Po powrocie z pierwszego wyjazdu, do dla mnie wówczas zupełnie obcego i nieznanego kraju, zrozumiałam, że jest to miłość, prawie od pierwszego wejrzenia. Gazeta Petersburska, którą Szanowni Czytelnicy mają przed sobą jest swoistym wyznaniem miłości. Miłości do Polski i polskiej kultury. Prawie 10 lat opowiadam wszystkim dookoła, jaka Polska jest cudowna. Przeżywam, kiedy ktoś z moich bliskich wyciąga pochopne wnioski na podstawie tego co ogląda w telewizji.
W podobny sposób reaguję oglądając niektóre polskie programy o Rosji. Toteż zadaniem tego numeru jest chociażby niewielka próba opowiedzenia Czytelnikowi o tym, co w Polsce może zachwycać – kino, teatr, twórcy kultury w tym najnowszej – znani na całym świecie. Obecne wydanie nie jest numerem tematycznym. Ale jest w nim to, nie mówiąc o wspomnianej miłości, co łączy wszystkie zebrane teksty. Po pierwsze, to próba pokazania dialogu pomiędzy kulturą polską i rosyjską, i napisania o tym, co nas łączy.
Po drugie, niniejszy numer GP został przygotowany z udziałem absolwentów filologii polskiej w Archangielsku. Znajdziecie w niej Szanowni Państwo próbę odnalezienia w sobie przez nas, Rosjan, tzw. polskości. Umożliwiła to filologia polska Uniwersytetu w Archangielsku – niewielkim północnym mieście nad rzeką Dźwiną – powstała przed 20. laty dzięki staraniom I współpracy z Uniwersytetem Adama Mickiewicza w Poznaniu na czele z doctorem honoris causa naszej uczelni profesorem Tadeuszem Zgółką. Tym numerem pragnę również świadczyć, że praca naszych wykładowców i współpraca dwóch uczelni nie poszła na marne.

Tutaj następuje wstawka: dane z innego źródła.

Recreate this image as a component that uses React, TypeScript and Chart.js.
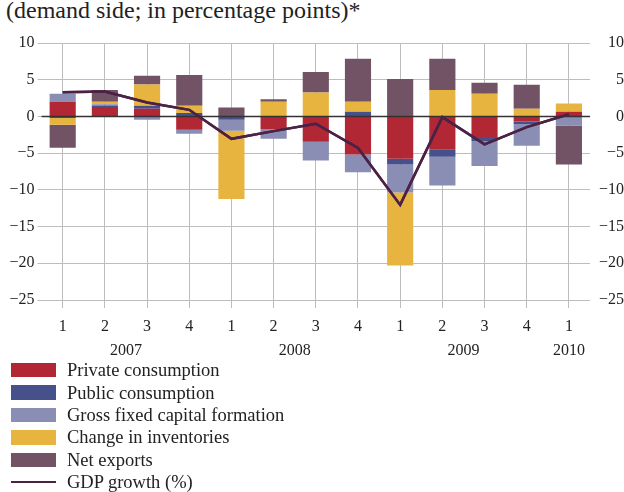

Pragnę podziękować wszystkim autorom, fotografom, członkom redakcji, uczestniczącym w tworzeniu tego projektu. Włożyliśmy w tę pracę sporo wysiłku. A miłości jeszcze więcej. Bo ona jest, jak mówił Mark Chagall, jedyną barwą nadającą sens życiu i sztuce. Więc mamy nadzieję, że każdy z czytających znajdzie coś ciekawego dla siebie – to „coś”, co wzruszy, zainteresuje, zadziwi. I niech będą to kolejne kroki w odkrywaniu przez każdego z nas swojej Polski. Bo poznawanie się nawzajem jest podstawą każdego dialogu. Życzę miłej lektury!